Bagaimana polemik soal posisi untuk Yenny itu muncul? Jika merunut ke belakang, adanya posisi strategis yang disediakan Demokrat untuk Yenny dilontarkan oleh Anggota Dewan Pembina Partai Demokrat Ahmad Mubarok.
"Kami masih butuh satu pos wakil ketua umum untuk perempuan, jadi Bu Yenny merupakan sosok yang tepat. Namanya memang dicalonkan jadi wakil ketua umum," ujar Mubarok, Minggu (7/4/2013), saat dikonfirmasi tentang kabar bergabungnya Yenny.

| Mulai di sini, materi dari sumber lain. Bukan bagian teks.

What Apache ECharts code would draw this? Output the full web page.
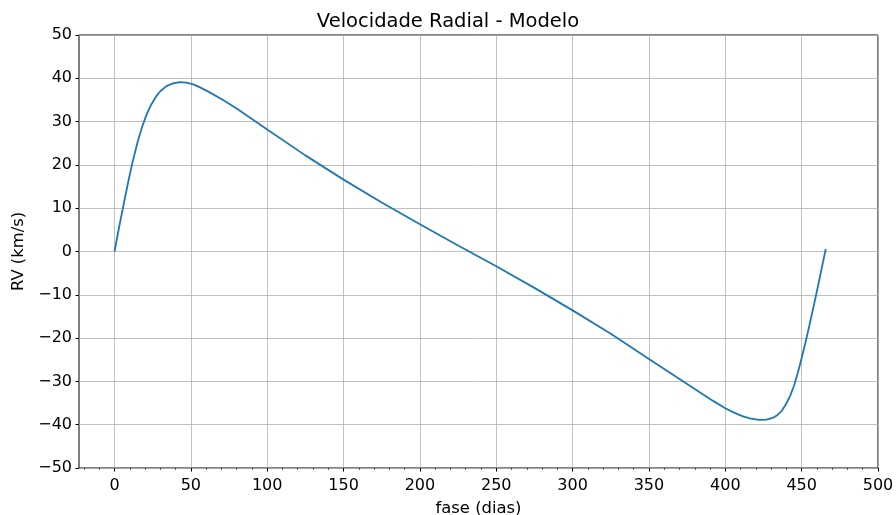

Pernyataan hampir senada juga dilayangkan Ketua DPP Partai Demokrat Sutan Bhatoegana, Senin (8/4/2013). Sutan mengatakan, bergabungnya Yenny Wahid ke partainya bisa menambah kekuatan Demokrat. Yenny bahkan disebut layak mendapatkan posisi strategis di partai itu. Jika Yenny mendapatkan posisi struktural di Partai Demokrat, Sutan meminta pengurus lain agar tidak "jantungan" menerima kenyataan itu.
"Kita nanti jangan meriang, jantungan kalau ternyata ada orang bagus yang masuk dan dapat struktur yang baik. Jabatan itu jangan engkau kejar, jangan engkau paksakan, welcome saja kalau Ibu Yenny memimpin partai kami," ujar Sutan di Kompleks Parlemen, Senayan, Jakarta.
Namun, saat itu, Sutan mengatakan, belum ada pembicaraan posisi untuk Yenny. "Bukan untuk wakil ketua umum. Mungkin ada posisi lain untuk Beliau yang pas untuk membantu Ketua Umum Pak SBY," ucap Sutan.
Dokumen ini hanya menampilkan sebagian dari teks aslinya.